*Set task*. Please set down all the lines beneath this one exactly, without the pictures.

*Recorded data*.
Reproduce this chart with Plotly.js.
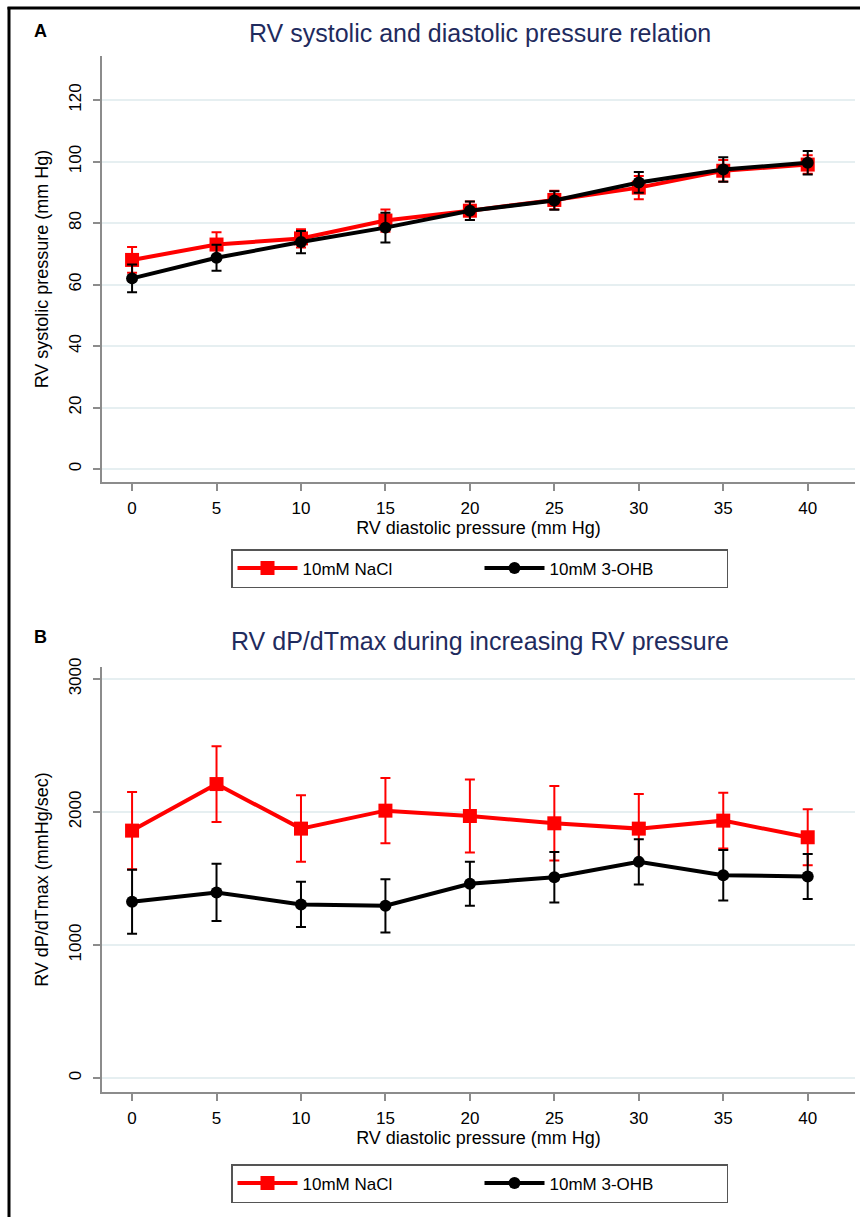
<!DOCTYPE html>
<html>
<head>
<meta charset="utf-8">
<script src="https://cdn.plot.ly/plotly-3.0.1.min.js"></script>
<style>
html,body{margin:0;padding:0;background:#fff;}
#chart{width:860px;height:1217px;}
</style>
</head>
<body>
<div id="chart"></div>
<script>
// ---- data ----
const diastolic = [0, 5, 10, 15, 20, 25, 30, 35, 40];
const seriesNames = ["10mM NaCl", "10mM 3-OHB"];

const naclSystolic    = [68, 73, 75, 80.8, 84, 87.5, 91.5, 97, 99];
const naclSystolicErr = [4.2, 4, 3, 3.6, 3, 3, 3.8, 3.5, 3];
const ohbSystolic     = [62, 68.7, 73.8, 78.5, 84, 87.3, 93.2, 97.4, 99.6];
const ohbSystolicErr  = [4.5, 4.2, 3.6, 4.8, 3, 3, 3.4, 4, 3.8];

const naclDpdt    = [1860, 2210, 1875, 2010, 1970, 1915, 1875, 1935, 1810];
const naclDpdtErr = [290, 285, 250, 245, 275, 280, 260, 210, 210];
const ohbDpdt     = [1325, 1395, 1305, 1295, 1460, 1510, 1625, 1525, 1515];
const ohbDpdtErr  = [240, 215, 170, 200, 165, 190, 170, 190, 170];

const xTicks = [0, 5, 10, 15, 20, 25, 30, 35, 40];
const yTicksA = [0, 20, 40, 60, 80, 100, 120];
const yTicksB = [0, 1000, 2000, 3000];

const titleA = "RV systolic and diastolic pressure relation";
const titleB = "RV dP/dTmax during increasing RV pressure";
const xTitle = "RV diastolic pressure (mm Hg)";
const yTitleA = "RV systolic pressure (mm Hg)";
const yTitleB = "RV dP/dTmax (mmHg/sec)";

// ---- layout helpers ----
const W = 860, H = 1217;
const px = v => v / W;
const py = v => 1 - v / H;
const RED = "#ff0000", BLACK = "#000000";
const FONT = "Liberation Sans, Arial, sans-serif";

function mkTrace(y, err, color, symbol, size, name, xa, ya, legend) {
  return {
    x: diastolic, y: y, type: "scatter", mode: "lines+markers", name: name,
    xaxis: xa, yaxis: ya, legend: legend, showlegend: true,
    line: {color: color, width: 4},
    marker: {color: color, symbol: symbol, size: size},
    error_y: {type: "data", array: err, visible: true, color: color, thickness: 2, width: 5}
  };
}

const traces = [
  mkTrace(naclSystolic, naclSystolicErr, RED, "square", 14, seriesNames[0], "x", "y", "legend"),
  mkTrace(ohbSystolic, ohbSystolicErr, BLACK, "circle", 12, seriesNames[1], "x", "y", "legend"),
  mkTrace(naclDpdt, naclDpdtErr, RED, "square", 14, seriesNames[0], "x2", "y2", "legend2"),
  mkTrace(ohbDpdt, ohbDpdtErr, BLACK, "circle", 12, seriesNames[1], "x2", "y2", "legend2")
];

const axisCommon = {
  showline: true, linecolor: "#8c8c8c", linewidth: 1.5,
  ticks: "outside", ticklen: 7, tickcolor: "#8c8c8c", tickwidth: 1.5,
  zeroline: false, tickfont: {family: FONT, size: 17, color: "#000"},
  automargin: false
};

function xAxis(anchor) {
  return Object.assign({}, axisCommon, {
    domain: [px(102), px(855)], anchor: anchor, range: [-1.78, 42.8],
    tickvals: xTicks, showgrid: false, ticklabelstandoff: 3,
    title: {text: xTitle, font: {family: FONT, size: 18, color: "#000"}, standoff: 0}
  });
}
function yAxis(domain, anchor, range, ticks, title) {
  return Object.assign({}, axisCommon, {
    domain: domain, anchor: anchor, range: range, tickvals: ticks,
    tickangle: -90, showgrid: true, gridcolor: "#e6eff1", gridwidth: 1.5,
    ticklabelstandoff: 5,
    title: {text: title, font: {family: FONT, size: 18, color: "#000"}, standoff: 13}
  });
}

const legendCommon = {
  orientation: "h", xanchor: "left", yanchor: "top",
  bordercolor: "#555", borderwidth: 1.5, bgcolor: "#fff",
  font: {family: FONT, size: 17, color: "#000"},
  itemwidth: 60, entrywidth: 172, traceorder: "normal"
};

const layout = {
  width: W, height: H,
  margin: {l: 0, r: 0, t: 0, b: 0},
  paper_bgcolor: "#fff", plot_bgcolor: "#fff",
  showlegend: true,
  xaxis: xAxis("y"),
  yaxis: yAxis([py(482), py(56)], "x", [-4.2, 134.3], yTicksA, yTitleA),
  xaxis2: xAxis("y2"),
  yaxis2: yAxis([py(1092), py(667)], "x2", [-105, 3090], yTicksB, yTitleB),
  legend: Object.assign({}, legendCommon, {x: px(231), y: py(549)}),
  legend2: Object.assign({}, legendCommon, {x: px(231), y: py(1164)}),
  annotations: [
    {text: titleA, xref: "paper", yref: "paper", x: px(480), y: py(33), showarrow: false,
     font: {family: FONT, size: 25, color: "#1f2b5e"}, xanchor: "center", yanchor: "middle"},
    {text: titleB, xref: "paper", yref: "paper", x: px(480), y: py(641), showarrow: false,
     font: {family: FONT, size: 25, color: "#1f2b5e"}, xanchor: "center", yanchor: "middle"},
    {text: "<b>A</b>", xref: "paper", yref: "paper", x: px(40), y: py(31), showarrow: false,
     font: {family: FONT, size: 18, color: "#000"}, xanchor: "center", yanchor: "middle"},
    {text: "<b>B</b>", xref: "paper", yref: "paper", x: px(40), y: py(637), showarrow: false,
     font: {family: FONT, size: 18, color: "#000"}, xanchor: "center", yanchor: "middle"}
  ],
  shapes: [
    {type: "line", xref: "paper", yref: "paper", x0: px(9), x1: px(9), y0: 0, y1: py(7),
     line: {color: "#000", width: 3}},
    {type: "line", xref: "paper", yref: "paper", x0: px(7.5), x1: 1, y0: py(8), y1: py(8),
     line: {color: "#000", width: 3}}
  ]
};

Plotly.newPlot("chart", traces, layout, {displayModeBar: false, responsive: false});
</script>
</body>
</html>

*Written reply*.
Reproduce this chart with Plotly.js.
<!DOCTYPE html>
<html>
<head>
<meta charset="utf-8">
<script src="https://cdn.plot.ly/plotly-3.0.1.min.js"></script>
<style>
html,body{margin:0;padding:0;background:#fff;}
#chart{width:860px;height:1217px;}
</style>
</head>
<body>
<div id="chart"></div>
<script>
// ---- data ----
const diastolic = [0, 5, 10, 15, 20, 25, 30, 35, 40];
const seriesNames = ["10mM NaCl", "10mM 3-OHB"];

const naclSystolic    = [68, 73, 75, 80.8, 84, 87.5, 91.5, 97, 99];
const naclSystolicErr = [4.2, 4, 3, 3.6, 3, 3, 3.8, 3.5, 3];
const ohbSystolic     = [62, 68.7, 73.8, 78.5, 84, 87.3, 93.2, 97.4, 99.6];
const ohbSystolicErr  = [4.5, 4.2, 3.6, 4.8, 3, 3, 3.4, 4, 3.8];

const naclDpdt    = [1860, 2210, 1875, 2010, 1970, 1915, 1875, 1935, 1810];
const naclDpdtErr = [290, 285, 250, 245, 275, 280, 260, 210, 210];
const ohbDpdt     = [1325, 1395, 1305, 1295, 1460, 1510, 1625, 1525, 1515];
const ohbDpdtErr  = [240, 215, 170, 200, 165, 190, 170, 190, 170];

const xTicks = [0, 5, 10, 15, 20, 25, 30, 35, 40];
const yTicksA = [0, 20, 40, 60, 80, 100, 120];
const yTicksB = [0, 1000, 2000, 3000];

const titleA = "RV systolic and diastolic pressure relation";
const titleB = "RV dP/dTmax during increasing RV pressure";
const xTitle = "RV diastolic pressure (mm Hg)";
const yTitleA = "RV systolic pressure (mm Hg)";
const yTitleB = "RV dP/dTmax (mmHg/sec)";

// ---- layout helpers ----
const W = 860, H = 1217;
const px = v => v / W;
const py = v => 1 - v / H;
const RED = "#ff0000", BLACK = "#000000";
const FONT = "Liberation Sans, Arial, sans-serif";

function mkTrace(y, err, color, symbol, size, name, xa, ya, legend) {
  return {
    x: diastolic, y: y, type: "scatter", mode: "lines+markers", name: name,
    xaxis: xa, yaxis: ya, legend: legend, showlegend: true,
    line: {color: color, width: 4},
    marker: {color: color, symbol: symbol, size: size},
    error_y: {type: "data", array: err, visible: true, color: color, thickness: 2, width: 5}
  };
}

const traces = [
  mkTrace(naclSystolic, naclSystolicErr, RED, "square", 14, seriesNames[0], "x", "y", "legend"),
  mkTrace(ohbSystolic, ohbSystolicErr, BLACK, "circle", 12, seriesNames[1], "x", "y", "legend"),
  mkTrace(naclDpdt, naclDpdtErr, RED, "square", 14, seriesNames[0], "x2", "y2", "legend2"),
  mkTrace(ohbDpdt, ohbDpdtErr, BLACK, "circle", 12, seriesNames[1], "x2", "y2", "legend2")
];

const axisCommon = {
  showline: true, linecolor: "#8c8c8c", linewidth: 1.5,
  ticks: "outside", ticklen: 7, tickcolor: "#8c8c8c", tickwidth: 1.5,
  zeroline: false, tickfont: {family: FONT, size: 17, color: "#000"},
  automargin: false
};

function xAxis(anchor) {
  return Object.assign({}, axisCommon, {
    domain: [px(102), px(855)], anchor: anchor, range: [-1.78, 42.8],
    tickvals: xTicks, showgrid: false, ticklabelstandoff: 3,
    title: {text: xTitle, font: {family: FONT, size: 18, color: "#000"}, standoff: 0}
  });
}
function yAxis(domain, anchor, range, ticks, title) {
  return Object.assign({}, axisCommon, {
    domain: domain, anchor: anchor, range: range, tickvals: ticks,
    tickangle: -90, showgrid: true, gridcolor: "#e6eff1", gridwidth: 1.5,
    ticklabelstandoff: 5,
    title: {text: title, font: {family: FONT, size: 18, color: "#000"}, standoff: 13}
  });
}

const legendCommon = {
  orientation: "h", xanchor: "left", yanchor: "top",
  bordercolor: "#555", borderwidth: 1.5, bgcolor: "#fff",
  font: {family: FONT, size: 17, color: "#000"},
  itemwidth: 60, entrywidth: 172, traceorder: "normal"
};

const layout = {
  width: W, height: H,
  margin: {l: 0, r: 0, t: 0, b: 0},
  paper_bgcolor: "#fff", plot_bgcolor: "#fff",
  showlegend: true,
  xaxis: xAxis("y"),
  yaxis: yAxis([py(482), py(56)], "x", [-4.2, 134.3], yTicksA, yTitleA),
  xaxis2: xAxis("y2"),
  yaxis2: yAxis([py(1092), py(667)], "x2", [-105, 3090], yTicksB, yTitleB),
  legend: Object.assign({}, legendCommon, {x: px(231), y: py(549)}),
  legend2: Object.assign({}, legendCommon, {x: px(231), y: py(1164)}),
  annotations: [
    {text: titleA, xref: "paper", yref: "paper", x: px(480), y: py(33), showarrow: false,
     font: {family: FONT, size: 25, color: "#1f2b5e"}, xanchor: "center", yanchor: "middle"},
    {text: titleB, xref: "paper", yref: "paper", x: px(480), y: py(641), showarrow: false,
     font: {family: FONT, size: 25, color: "#1f2b5e"}, xanchor: "center", yanchor: "middle"},
    {text: "<b>A</b>", xref: "paper", yref: "paper", x: px(40), y: py(31), showarrow: false,
     font: {family: FONT, size: 18, color: "#000"}, xanchor: "center", yanchor: "middle"},
    {text: "<b>B</b>", xref: "paper", yref: "paper", x: px(40), y: py(637), showarrow: false,
     font: {family: FONT, size: 18, color: "#000"}, xanchor: "center", yanchor: "middle"}
  ],
  shapes: [
    {type: "line", xref: "paper", yref: "paper", x0: px(9), x1: px(9), y0: 0, y1: py(7),
     line: {color: "#000", width: 3}},
    {type: "line", xref: "paper", yref: "paper", x0: px(7.5), x1: 1, y0: py(8), y1: py(8),
     line: {color: "#000", width: 3}}
  ]
};

Plotly.newPlot("chart", traces, layout, {displayModeBar: false, responsive: false});
</script>
</body>
</html>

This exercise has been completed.